- [Request]
All of the lines below are to be printed again exactly; images are excluded from the output.

- [Data lines]
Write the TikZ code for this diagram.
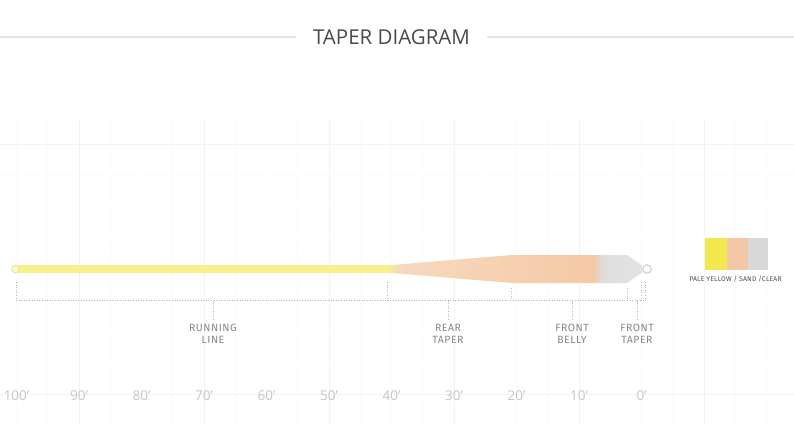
\documentclass[tikz,border=0pt]{standalone}
\usepackage{fontspec}
\setmainfont{Open Sans}
\newfontfamily\labelfont{Fira Sans}[LetterSpace=5]
\newfontfamily\legfont{Fira Sans}[LetterSpace=3]
\definecolor{lineyellow}{HTML}{F7F18A}
\definecolor{sandlight}{HTML}{F7D9C0}
\definecolor{sandmid}{HTML}{F6D0B0}
\definecolor{sanddark}{HTML}{F4C9A6}
\definecolor{clearc}{HTML}{DEDEDE}
\definecolor{clearlight}{HTML}{E3E3E3}
\definecolor{gridmajor}{HTML}{F3F3F3}
\definecolor{gridminor}{HTML}{FBFBFB}
\definecolor{rulegray}{HTML}{E6E6E6}
\definecolor{titlegray}{HTML}{4A4A4A}
\definecolor{axisgray}{HTML}{C6C6C6}
\definecolor{labgray}{HTML}{888888}
\definecolor{dotgray}{HTML}{B8B8B8}
\definecolor{loopgray}{HTML}{D2D2D2}
\definecolor{legyellow}{HTML}{F2E84F}
\definecolor{legsand}{HTML}{F2C8A6}
\definecolor{legclear}{HTML}{D8D8D8}
\definecolor{legtext}{HTML}{4D4D4D}
\pgfdeclarehorizontalshading{headshade}{100bp}{color(0bp)=(lineyellow); color(25bp)=(lineyellow); color(27bp)=(sandlight); color(49.4bp)=(sandmid); color(65.4bp)=(sanddark); color(67.2bp)=(clearc); color(75bp)=(clearlight); color(100bp)=(clearlight)}
\tikzset{
  minorgrid/.style={draw=gridminor, line width=0.8pt},
  majorgrid/.style={draw=gridmajor, line width=1pt},
  titlerule/.style={draw=rulegray, line width=2pt},
  titletext/.style={font=\fontsize{20.5}{24}\selectfont, text=titlegray, inner xsep=17pt, inner ysep=0pt},
  axislabel/.style={font=\fontsize{13.5}{15}\selectfont, text=axisgray, inner sep=0pt},
  dotln/.style={draw=dotgray, line width=0.9pt, dash pattern=on 0.9pt off 1.7pt},
  seglabel/.style={font=\labelfont\fontsize{10.5}{12}\selectfont, text=labgray, align=center, inner sep=0pt, anchor=north},
  legtextstyle/.style={font=\legfont\fontsize{6.8}{7}\selectfont, text=legtext, inner sep=0pt}
}
\begin{document}
\begin{tikzpicture}[x=1pt,y=-1pt]
\useasboundingbox (0,0) rectangle (794,424);
\fill[white] (0,0) rectangle (794,424);
% faint grid
\foreach \i in {0,...,24} \draw[minorgrid] ({16.5+31.25*\i},120) -- ({16.5+31.25*\i},424);
\foreach \j in {0,...,8} \draw[minorgrid] (0,{144+31.25*\j}) -- (794,{144+31.25*\j});
\foreach \k in {0,...,5} \draw[majorgrid] ({79+125*\k},120) -- ({79+125*\k},424);
\draw[majorgrid] (0,144) -- (794,144);
\draw[majorgrid] (0,394) -- (794,394);
% title
\node[titletext] (title) at (391.5,37) {TAPER DIAGRAM};
\coordinate (tl) at (0,37);
\coordinate (tr) at (794,37);
\draw[titlerule] (tl) -- (title.west);
\draw[titlerule] (title.east) -- (tr);
% fly line
\coordinate (ls) at (17,269);
\coordinate (le) at (392,269);
\draw[lineyellow, line width=7.5pt] (ls) -- (le);
\shade[shading=headshade] (388,265.3) -- (512,255) -- (627,255) -- (642,265.3) -- (642,272.7) -- (627,283) -- (512,283) -- (388,272.7) -- cycle;
\node[circle, draw=lineyellow!90!gray, fill=lineyellow!50!white, line width=0.8pt, minimum size=7.5pt, inner sep=0pt] (lloop) at (15.5,269) {};
\node[circle, draw=loopgray, fill=white, line width=1.2pt, minimum size=8.5pt, inner sep=0pt] (floop) at (647,269) {};
% dotted bracket
\coordinate (h0) at (16,300.5);
\coordinate (h1) at (646,300.5);
\draw[dotln] (h0) -- (h1);
\foreach \x/\t in {16/282, 387/282, 511/288, 627/288, 641/282, 645/282}
  \draw[dotln] (\x,\t) -- (\x,300.5);
% segment labels
\node[seglabel] (rl) at (213,324) {RUNNING\\LINE};
\node[seglabel] (rtp) at (448,324) {REAR\\TAPER};
\node[seglabel] (fb) at (572,324) {FRONT\\BELLY};
\node[seglabel] (ftp) at (637,324) {FRONT\\TAPER};
\coordinate (b1) at (213,300.5);
\coordinate (b2) at (448,300.5);
\coordinate (b3) at (572,300.5);
\coordinate (b4) at (637,300.5);
\draw[dotln] (b1) -- ([yshift=4pt]rl.north);
\draw[dotln] (b2) -- ([yshift=4pt]rtp.north);
\draw[dotln] (b3) -- ([yshift=4pt]fb.north);
\draw[dotln] (b4) -- ([yshift=4pt]ftp.north);
% axis labels
\foreach \v [count=\n from 0] in {100,90,80,70,60,50,40,30,20,10,0}
  \node[axislabel] (ax\n) at ({16.5+62.5*\n},396) {\v'};
% legend
\fill[legyellow] (705,238) rectangle (727,269.5);
\fill[legsand] (727,238) rectangle (748,269.5);
\fill[legclear] (748,238) rectangle (768,269.5);
\node[legtextstyle] (leg) at (735.5,279) {PALE YELLOW / SAND /CLEAR};
\end{tikzpicture}
\end{document}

- [Task response]
Write the TikZ code for this diagram.
\documentclass[tikz,border=0pt]{standalone}
\usepackage{fontspec}
\setmainfont{Open Sans}
\newfontfamily\labelfont{Fira Sans}[LetterSpace=5]
\newfontfamily\legfont{Fira Sans}[LetterSpace=3]
\definecolor{lineyellow}{HTML}{F7F18A}
\definecolor{sandlight}{HTML}{F7D9C0}
\definecolor{sandmid}{HTML}{F6D0B0}
\definecolor{sanddark}{HTML}{F4C9A6}
\definecolor{clearc}{HTML}{DEDEDE}
\definecolor{clearlight}{HTML}{E3E3E3}
\definecolor{gridmajor}{HTML}{F3F3F3}
\definecolor{gridminor}{HTML}{FBFBFB}
\definecolor{rulegray}{HTML}{E6E6E6}
\definecolor{titlegray}{HTML}{4A4A4A}
\definecolor{axisgray}{HTML}{C6C6C6}
\definecolor{labgray}{HTML}{888888}
\definecolor{dotgray}{HTML}{B8B8B8}
\definecolor{loopgray}{HTML}{D2D2D2}
\definecolor{legyellow}{HTML}{F2E84F}
\definecolor{legsand}{HTML}{F2C8A6}
\definecolor{legclear}{HTML}{D8D8D8}
\definecolor{legtext}{HTML}{4D4D4D}
\pgfdeclarehorizontalshading{headshade}{100bp}{color(0bp)=(lineyellow); color(25bp)=(lineyellow); color(27bp)=(sandlight); color(49.4bp)=(sandmid); color(65.4bp)=(sanddark); color(67.2bp)=(clearc); color(75bp)=(clearlight); color(100bp)=(clearlight)}
\tikzset{
  minorgrid/.style={draw=gridminor, line width=0.8pt},
  majorgrid/.style={draw=gridmajor, line width=1pt},
  titlerule/.style={draw=rulegray, line width=2pt},
  titletext/.style={font=\fontsize{20.5}{24}\selectfont, text=titlegray, inner xsep=17pt, inner ysep=0pt},
  axislabel/.style={font=\fontsize{13.5}{15}\selectfont, text=axisgray, inner sep=0pt},
  dotln/.style={draw=dotgray, line width=0.9pt, dash pattern=on 0.9pt off 1.7pt},
  seglabel/.style={font=\labelfont\fontsize{10.5}{12}\selectfont, text=labgray, align=center, inner sep=0pt, anchor=north},
  legtextstyle/.style={font=\legfont\fontsize{6.8}{7}\selectfont, text=legtext, inner sep=0pt}
}
\begin{document}
\begin{tikzpicture}[x=1pt,y=-1pt]
\useasboundingbox (0,0) rectangle (794,424);
\fill[white] (0,0) rectangle (794,424);
% faint grid
\foreach \i in {0,...,24} \draw[minorgrid] ({16.5+31.25*\i},120) -- ({16.5+31.25*\i},424);
\foreach \j in {0,...,8} \draw[minorgrid] (0,{144+31.25*\j}) -- (794,{144+31.25*\j});
\foreach \k in {0,...,5} \draw[majorgrid] ({79+125*\k},120) -- ({79+125*\k},424);
\draw[majorgrid] (0,144) -- (794,144);
\draw[majorgrid] (0,394) -- (794,394);
% title
\node[titletext] (title) at (391.5,37) {TAPER DIAGRAM};
\coordinate (tl) at (0,37);
\coordinate (tr) at (794,37);
\draw[titlerule] (tl) -- (title.west);
\draw[titlerule] (title.east) -- (tr);
% fly line
\coordinate (ls) at (17,269);
\coordinate (le) at (392,269);
\draw[lineyellow, line width=7.5pt] (ls) -- (le);
\shade[shading=headshade] (388,265.3) -- (512,255) -- (627,255) -- (642,265.3) -- (642,272.7) -- (627,283) -- (512,283) -- (388,272.7) -- cycle;
\node[circle, draw=lineyellow!90!gray, fill=lineyellow!50!white, line width=0.8pt, minimum size=7.5pt, inner sep=0pt] (lloop) at (15.5,269) {};
\node[circle, draw=loopgray, fill=white, line width=1.2pt, minimum size=8.5pt, inner sep=0pt] (floop) at (647,269) {};
% dotted bracket
\coordinate (h0) at (16,300.5);
\coordinate (h1) at (646,300.5);
\draw[dotln] (h0) -- (h1);
\foreach \x/\t in {16/282, 387/282, 511/288, 627/288, 641/282, 645/282}
  \draw[dotln] (\x,\t) -- (\x,300.5);
% segment labels
\node[seglabel] (rl) at (213,324) {RUNNING\\LINE};
\node[seglabel] (rtp) at (448,324) {REAR\\TAPER};
\node[seglabel] (fb) at (572,324) {FRONT\\BELLY};
\node[seglabel] (ftp) at (637,324) {FRONT\\TAPER};
\coordinate (b1) at (213,300.5);
\coordinate (b2) at (448,300.5);
\coordinate (b3) at (572,300.5);
\coordinate (b4) at (637,300.5);
\draw[dotln] (b1) -- ([yshift=4pt]rl.north);
\draw[dotln] (b2) -- ([yshift=4pt]rtp.north);
\draw[dotln] (b3) -- ([yshift=4pt]fb.north);
\draw[dotln] (b4) -- ([yshift=4pt]ftp.north);
% axis labels
\foreach \v [count=\n from 0] in {100,90,80,70,60,50,40,30,20,10,0}
  \node[axislabel] (ax\n) at ({16.5+62.5*\n},396) {\v'};
% legend
\fill[legyellow] (705,238) rectangle (727,269.5);
\fill[legsand] (727,238) rectangle (748,269.5);
\fill[legclear] (748,238) rectangle (768,269.5);
\node[legtextstyle] (leg) at (735.5,279) {PALE YELLOW / SAND /CLEAR};
\end{tikzpicture}
\end{document}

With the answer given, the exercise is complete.